No es un fenómeno exclusivamente científico, sino también mediático, es decir, ideológico, político y económico. Los mendelistas acaparan los premios Nobel, aparecen en primera plana en los medios de comunicación y conceden ruidosas conferencias de prensa. Cualquier fenómeno publicitario de esa naturaleza tiene como contrapartida el silenciamiento de otro tipo de investigaciones y concepciones y, en consecuencia, un determinado tipo de explicaciones aparece como la única explicación existente, o incluso posible. Una interesante investigación de Matiana González Silva ha sido sugestivamente titulada de la forma siguiente: “Del factor sociológico al factor genético. Genes y enfermedad en la páginas de ‘El País’ (1996-2002)”, donde analiza cómo ha cambiado la divulgación periodística acerca de las causas de las enfermedades, a favor de una explicación genética y, lógicamente, en detrimento de otra clase de explicaciones (209). La genética lo invade todo porque hay poderosos intereses económicos, bélicos y políticos que así lo determinan. Los intereses estrictamente científicos no coinciden necesariamente con ellos. Pero donde estaba ocurriendo eso era en los países capitalistas precisamente, por más que la burguesía intente proyectar sus espectros contra la URSS.

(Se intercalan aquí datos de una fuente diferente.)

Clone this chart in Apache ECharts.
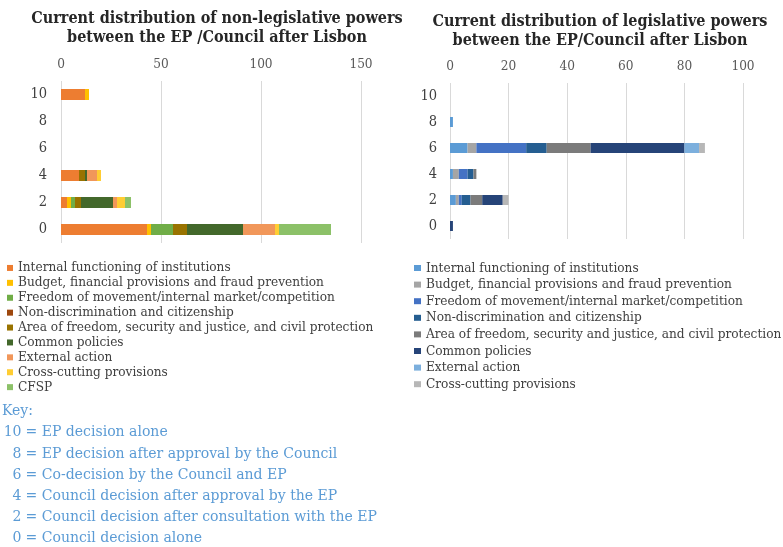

En el confuso estado que mantenían, los ingredientes ideológicos de la genética se convierten en dominantes en la cultura capitalista y propician el racismo y la xenofobia. En 1900 se descubren los grupos sanguíneos, de los cuales se extraen otras tantas nociones oscurantistas a sumar a las que la teoría sintética engendraba por sí misma. Los lazos nacionales y raciales son una extensión de los familiares y éstos se basan en la consanguinidad. La sangre es la unión más próxima y más íntima; en la Biblia está asociada al alma y a Aristóteles y Linneo le sirvieron para realizar la primera clasificación de los animales en dos grandes grupos: los que tienen sangre y los que carecen de ella. Pero pronto el papel místico de la sangre pasará a ser desempeñado por lo genético. Se forma un “darwinismo social” que divide a los seres humanos entre los ostentadores de un pedigrí secular, una estirpe superior, y los portadores de malformaciones hereditarias, predestinados al exterminio. En definitiva, lo que se observa con el cambio de siglo es la emergencia de dos teorías de marcado sesgo antievolucionista, la de Weismann y la de Mendel, que se ensamblan y, paradógicamente, se incorporan al evolucionismo distorsionándolo. No era la primera síntesis ni será la última. Cada una de esas confusas amalgamas no hace más que poner de manifiesto los endebles fundamentos sobre los que ha pretendido construirse el edificio, la insuficiencia conceptual y la precariedad de hipótesis que son clave para futuros desarrollos.